* _TASK BRIEF_: Please transcribe the data that follows without the pictures, keeping every word the same.
* BEGIN SUPPLIED MATERIAL *
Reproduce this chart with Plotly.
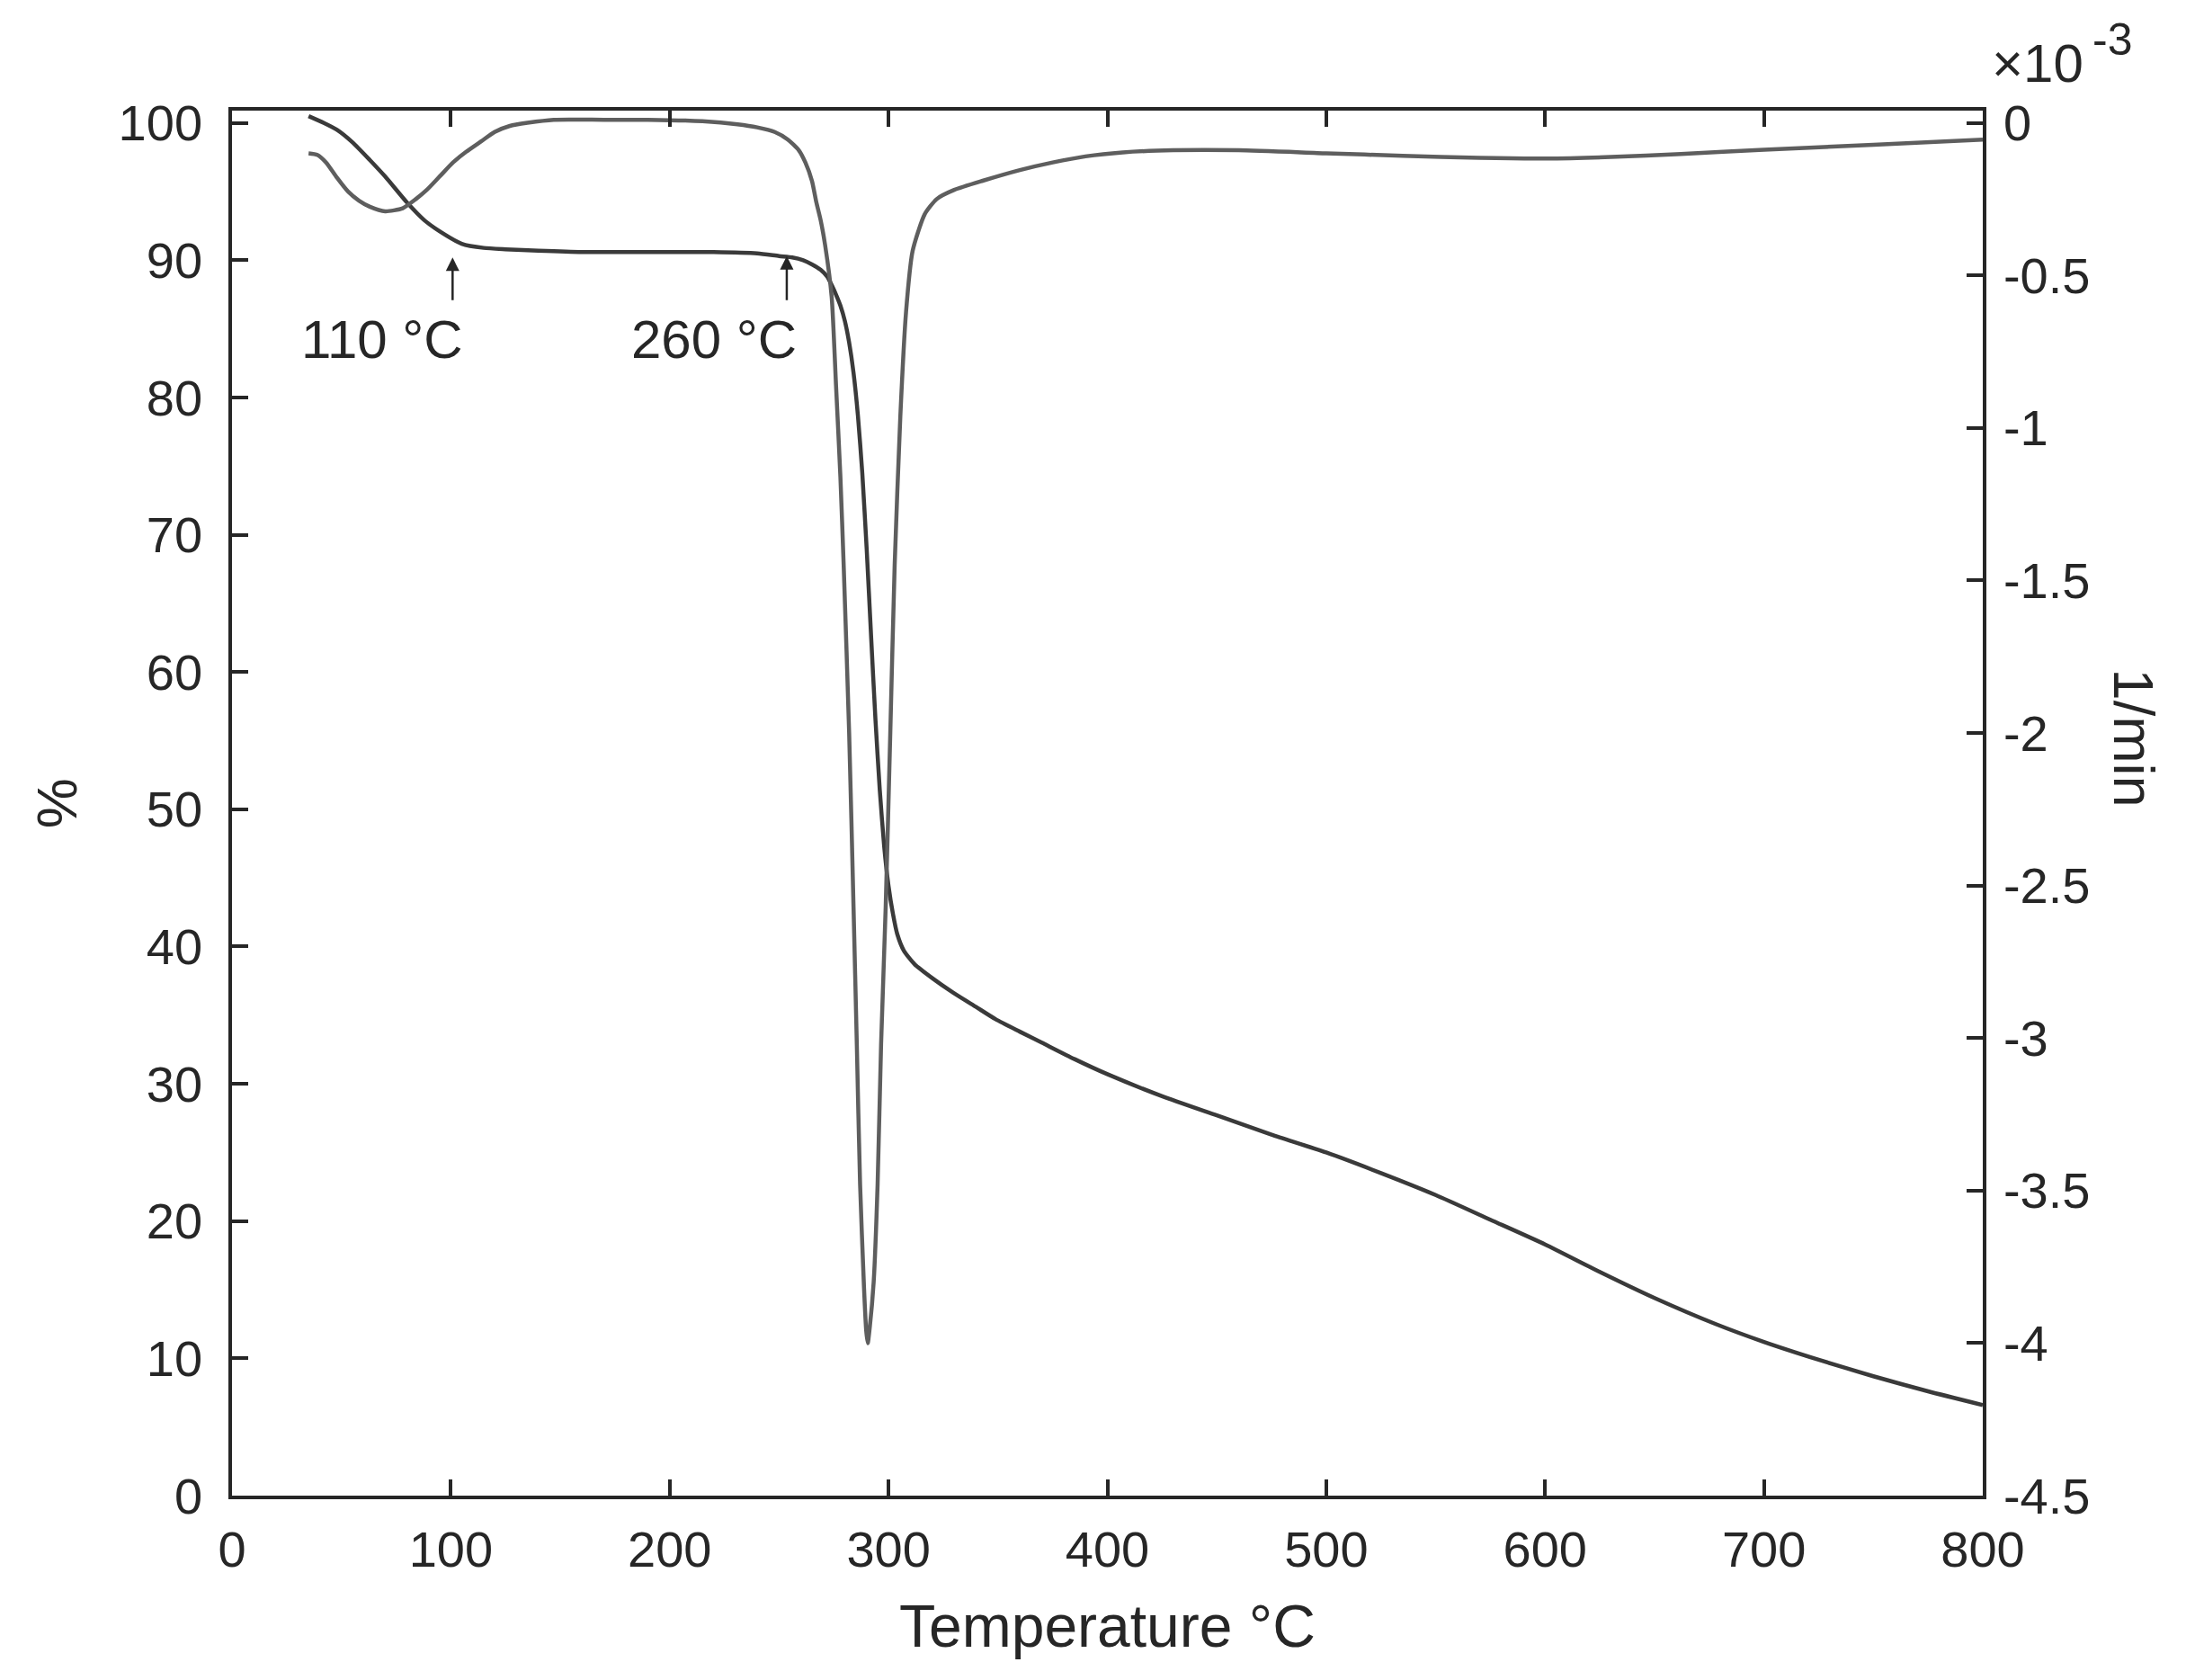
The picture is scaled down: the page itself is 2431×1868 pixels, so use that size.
import plotly.graph_objects as go

# TG curve (mass %, left axis)
tg_temp = [35, 42, 48, 55, 63, 70, 80, 88, 95, 105, 115, 125, 140, 160, 190, 220, 240,
           250, 256, 261, 265, 269, 272, 274, 276, 278, 280, 282, 284, 286, 288, 290,
           292, 294, 296, 298, 300, 302, 304, 307, 312, 320, 329, 340, 349, 360, 370,
           385, 400, 425, 450, 475, 500, 525, 550, 575, 600, 625, 650, 678, 700,
           725, 750, 775, 800]
tg_mass = [100.5, 100.0, 99.5, 98.6, 97.3, 96.1, 94.2, 92.9, 92.1, 91.2, 90.9, 90.8,
           90.7, 90.6, 90.6, 90.6, 90.5, 90.3, 90.2, 90.0, 89.7, 89.3, 88.8, 88.2,
           87.5, 86.7, 85.6, 84.0, 81.8, 78.7, 74.5, 69.0, 62.7, 56.6, 51.4, 47.3,
           44.4, 42.4, 40.9, 39.7, 38.7, 37.7, 36.7, 35.6, 34.7, 33.8, 33.0, 31.8,
           30.7, 29.1, 27.7, 26.3, 25.0, 23.5, 21.9, 20.1, 18.3, 16.3, 14.4,
           12.5, 11.2, 9.9, 8.7, 7.6, 6.6]

# DTG curve (x10^-3 1/min, right axis)
dtg_temp = [35, 39, 43, 48, 53, 58, 63, 70, 78, 84, 89, 95, 101, 107, 114, 120, 127, 135,
            147, 170, 190, 215, 231, 240, 248, 254, 259, 262, 265, 267, 269, 271, 274,
            276, 278, 279.5, 282, 284, 285.5, 287, 288.8, 289.8, 290.5, 291.4, 293.2,
            295.0, 296.6, 298.7, 300.8, 302.8, 305.4, 308, 311, 316.5, 322, 330, 343,
            360, 375, 390, 407, 430, 460, 500, 535, 570, 600, 630, 662, 700, 750, 800]
dtg_rate = [-0.10, -0.105, -0.13, -0.18, -0.225, -0.255, -0.275, -0.29, -0.28, -0.25,
            -0.22, -0.175, -0.13, -0.095, -0.06, -0.03, -0.01, 0.0, 0.01, 0.01, 0.01,
            0.005, -0.005, -0.015, -0.03, -0.055, -0.09, -0.13, -0.19, -0.26, -0.32,
            -0.40, -0.57, -0.86, -1.16, -1.45, -2.0, -2.57, -3.02, -3.48, -3.82,
            -3.96, -4.0, -3.95, -3.80, -3.48, -3.02, -2.57, -2.0, -1.45, -0.96,
            -0.62, -0.42, -0.30, -0.25, -0.22, -0.19, -0.155, -0.13, -0.11, -0.097,
            -0.09, -0.09, -0.10, -0.108, -0.115, -0.117, -0.112, -0.102, -0.088,
            -0.072, -0.055]

x_ticks = [0, 100, 200, 300, 400, 500, 600, 700, 800]
y_ticks = [0, 10, 20, 30, 40, 50, 60, 70, 80, 90, 100]
y2_ticks = [0, -0.5, -1, -1.5, -2, -2.5, -3, -3.5, -4, -4.5]
y2_labels = ["0", "-0.5", "-1", "-1.5", "-2", "-2.5", "-3", "-3.5", "-4", "-4.5"]

# arrows: (temperature, tip, tail) and the label that sits below-left
marks = [(100.8, 90.2, 87.0, "110 °C", 106.6), (253.5, 90.3, 87.0, "260 °C", 259.0)]

ink = "#262626"
font = "Liberation Sans, Arial, sans-serif"

fig = go.Figure()
fig.add_trace(go.Scatter(x=tg_temp, y=tg_mass, mode="lines", line=dict(color="#3a3a3a", width=4.5, shape="spline", smoothing=0.6), showlegend=False))
fig.add_trace(go.Scatter(x=dtg_temp, y=dtg_rate, mode="lines", yaxis="y2", line=dict(color="#5e5e5e", width=4.5, shape="spline", smoothing=0.6), showlegend=False))

for t, tip, tail, label, right in marks:
    fig.add_annotation(x=t, y=tip, ax=t, ay=tail, xref="x", yref="y", axref="x", ayref="y",
                       showarrow=True, arrowhead=2, arrowsize=1.2, arrowwidth=2.5, arrowcolor=ink, text="")
    fig.add_annotation(x=right, y=84.2, xref="x", yref="y", text=label, showarrow=False,
                       xanchor="right", yanchor="middle", font=dict(size=60, color=ink, family=font))

axis_common = dict(showline=True, linecolor=ink, linewidth=3.5, ticks="inside", ticklen=18,
                   tickwidth=3.5, tickcolor=ink, showgrid=False, zeroline=False,
                   tickfont=dict(size=56, color=ink, family=font))

fig.update_layout(
    width=2431, height=1868,
    paper_bgcolor="white", plot_bgcolor="white",
    margin=dict(l=250, r=234, t=115, b=213),
    xaxis=dict(range=[0, 800], tickvals=x_ticks, mirror="ticks", ticklabelstandoff=8, **axis_common),
    yaxis=dict(range=[0, 100.9], tickvals=y_ticks, ticklabelstandoff=18, **axis_common),
    yaxis2=dict(range=[-4.5, 0.04], tickvals=y2_ticks, ticktext=y2_labels, overlaying="y",
                side="right", ticklabelstandoff=8, **axis_common),
)

fig.add_annotation(x=0.5, y=-0.094, xref="paper", yref="paper", text="Temperature °C",
                   showarrow=False, xanchor="center", yanchor="middle", font=dict(size=66, color=ink, family=font))
fig.add_annotation(x=-0.1, y=0.5, xref="paper", yref="paper", text="%", textangle=-90,
                   showarrow=False, xanchor="center", yanchor="middle", font=dict(size=63, color=ink, family=font))
fig.add_annotation(x=1.0863, y=0.547, xref="paper", yref="paper", text="1/min", textangle=90,
                   showarrow=False, xanchor="center", yanchor="middle", font=dict(size=63, color=ink, family=font))
# axis multiplier written as two pieces so the exponent keeps its size
fig.add_annotation(x=1.0041, y=1.0344, xref="paper", yref="paper", text="×10",
                   showarrow=False, xanchor="left", yanchor="middle", font=dict(size=60, color=ink, family=font))
fig.add_annotation(x=1.0616, y=1.051, xref="paper", yref="paper", text="-3",
                   showarrow=False, xanchor="left", yanchor="middle", font=dict(size=50, color=ink, family=font))

fig.write_html("out.html")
* END SUPPLIED MATERIAL *
* _REPLY_:
Reproduce this chart with Plotly.
The picture is scaled down: the page itself is 2431×1868 pixels, so use that size.
import plotly.graph_objects as go

# TG curve (mass %, left axis)
tg_temp = [35, 42, 48, 55, 63, 70, 80, 88, 95, 105, 115, 125, 140, 160, 190, 220, 240,
           250, 256, 261, 265, 269, 272, 274, 276, 278, 280, 282, 284, 286, 288, 290,
           292, 294, 296, 298, 300, 302, 304, 307, 312, 320, 329, 340, 349, 360, 370,
           385, 400, 425, 450, 475, 500, 525, 550, 575, 600, 625, 650, 678, 700,
           725, 750, 775, 800]
tg_mass = [100.5, 100.0, 99.5, 98.6, 97.3, 96.1, 94.2, 92.9, 92.1, 91.2, 90.9, 90.8,
           90.7, 90.6, 90.6, 90.6, 90.5, 90.3, 90.2, 90.0, 89.7, 89.3, 88.8, 88.2,
           87.5, 86.7, 85.6, 84.0, 81.8, 78.7, 74.5, 69.0, 62.7, 56.6, 51.4, 47.3,
           44.4, 42.4, 40.9, 39.7, 38.7, 37.7, 36.7, 35.6, 34.7, 33.8, 33.0, 31.8,
           30.7, 29.1, 27.7, 26.3, 25.0, 23.5, 21.9, 20.1, 18.3, 16.3, 14.4,
           12.5, 11.2, 9.9, 8.7, 7.6, 6.6]

# DTG curve (x10^-3 1/min, right axis)
dtg_temp = [35, 39, 43, 48, 53, 58, 63, 70, 78, 84, 89, 95, 101, 107, 114, 120, 127, 135,
            147, 170, 190, 215, 231, 240, 248, 254, 259, 262, 265, 267, 269, 271, 274,
            276, 278, 279.5, 282, 284, 285.5, 287, 288.8, 289.8, 290.5, 291.4, 293.2,
            295.0, 296.6, 298.7, 300.8, 302.8, 305.4, 308, 311, 316.5, 322, 330, 343,
            360, 375, 390, 407, 430, 460, 500, 535, 570, 600, 630, 662, 700, 750, 800]
dtg_rate = [-0.10, -0.105, -0.13, -0.18, -0.225, -0.255, -0.275, -0.29, -0.28, -0.25,
            -0.22, -0.175, -0.13, -0.095, -0.06, -0.03, -0.01, 0.0, 0.01, 0.01, 0.01,
            0.005, -0.005, -0.015, -0.03, -0.055, -0.09, -0.13, -0.19, -0.26, -0.32,
            -0.40, -0.57, -0.86, -1.16, -1.45, -2.0, -2.57, -3.02, -3.48, -3.82,
            -3.96, -4.0, -3.95, -3.80, -3.48, -3.02, -2.57, -2.0, -1.45, -0.96,
            -0.62, -0.42, -0.30, -0.25, -0.22, -0.19, -0.155, -0.13, -0.11, -0.097,
            -0.09, -0.09, -0.10, -0.108, -0.115, -0.117, -0.112, -0.102, -0.088,
            -0.072, -0.055]

x_ticks = [0, 100, 200, 300, 400, 500, 600, 700, 800]
y_ticks = [0, 10, 20, 30, 40, 50, 60, 70, 80, 90, 100]
y2_ticks = [0, -0.5, -1, -1.5, -2, -2.5, -3, -3.5, -4, -4.5]
y2_labels = ["0", "-0.5", "-1", "-1.5", "-2", "-2.5", "-3", "-3.5", "-4", "-4.5"]

# arrows: (temperature, tip, tail) and the label that sits below-left
marks = [(100.8, 90.2, 87.0, "110 °C", 106.6), (253.5, 90.3, 87.0, "260 °C", 259.0)]

ink = "#262626"
font = "Liberation Sans, Arial, sans-serif"

fig = go.Figure()
fig.add_trace(go.Scatter(x=tg_temp, y=tg_mass, mode="lines", line=dict(color="#3a3a3a", width=4.5, shape="spline", smoothing=0.6), showlegend=False))
fig.add_trace(go.Scatter(x=dtg_temp, y=dtg_rate, mode="lines", yaxis="y2", line=dict(color="#5e5e5e", width=4.5, shape="spline", smoothing=0.6), showlegend=False))

for t, tip, tail, label, right in marks:
    fig.add_annotation(x=t, y=tip, ax=t, ay=tail, xref="x", yref="y", axref="x", ayref="y",
                       showarrow=True, arrowhead=2, arrowsize=1.2, arrowwidth=2.5, arrowcolor=ink, text="")
    fig.add_annotation(x=right, y=84.2, xref="x", yref="y", text=label, showarrow=False,
                       xanchor="right", yanchor="middle", font=dict(size=60, color=ink, family=font))

axis_common = dict(showline=True, linecolor=ink, linewidth=3.5, ticks="inside", ticklen=18,
                   tickwidth=3.5, tickcolor=ink, showgrid=False, zeroline=False,
                   tickfont=dict(size=56, color=ink, family=font))

fig.update_layout(
    width=2431, height=1868,
    paper_bgcolor="white", plot_bgcolor="white",
    margin=dict(l=250, r=234, t=115, b=213),
    xaxis=dict(range=[0, 800], tickvals=x_ticks, mirror="ticks", ticklabelstandoff=8, **axis_common),
    yaxis=dict(range=[0, 100.9], tickvals=y_ticks, ticklabelstandoff=18, **axis_common),
    yaxis2=dict(range=[-4.5, 0.04], tickvals=y2_ticks, ticktext=y2_labels, overlaying="y",
                side="right", ticklabelstandoff=8, **axis_common),
)

fig.add_annotation(x=0.5, y=-0.094, xref="paper", yref="paper", text="Temperature °C",
                   showarrow=False, xanchor="center", yanchor="middle", font=dict(size=66, color=ink, family=font))
fig.add_annotation(x=-0.1, y=0.5, xref="paper", yref="paper", text="%", textangle=-90,
                   showarrow=False, xanchor="center", yanchor="middle", font=dict(size=63, color=ink, family=font))
fig.add_annotation(x=1.0863, y=0.547, xref="paper", yref="paper", text="1/min", textangle=90,
                   showarrow=False, xanchor="center", yanchor="middle", font=dict(size=63, color=ink, family=font))
# axis multiplier written as two pieces so the exponent keeps its size
fig.add_annotation(x=1.0041, y=1.0344, xref="paper", yref="paper", text="×10",
                   showarrow=False, xanchor="left", yanchor="middle", font=dict(size=60, color=ink, family=font))
fig.add_annotation(x=1.0616, y=1.051, xref="paper", yref="paper", text="-3",
                   showarrow=False, xanchor="left", yanchor="middle", font=dict(size=50, color=ink, family=font))

fig.write_html("out.html")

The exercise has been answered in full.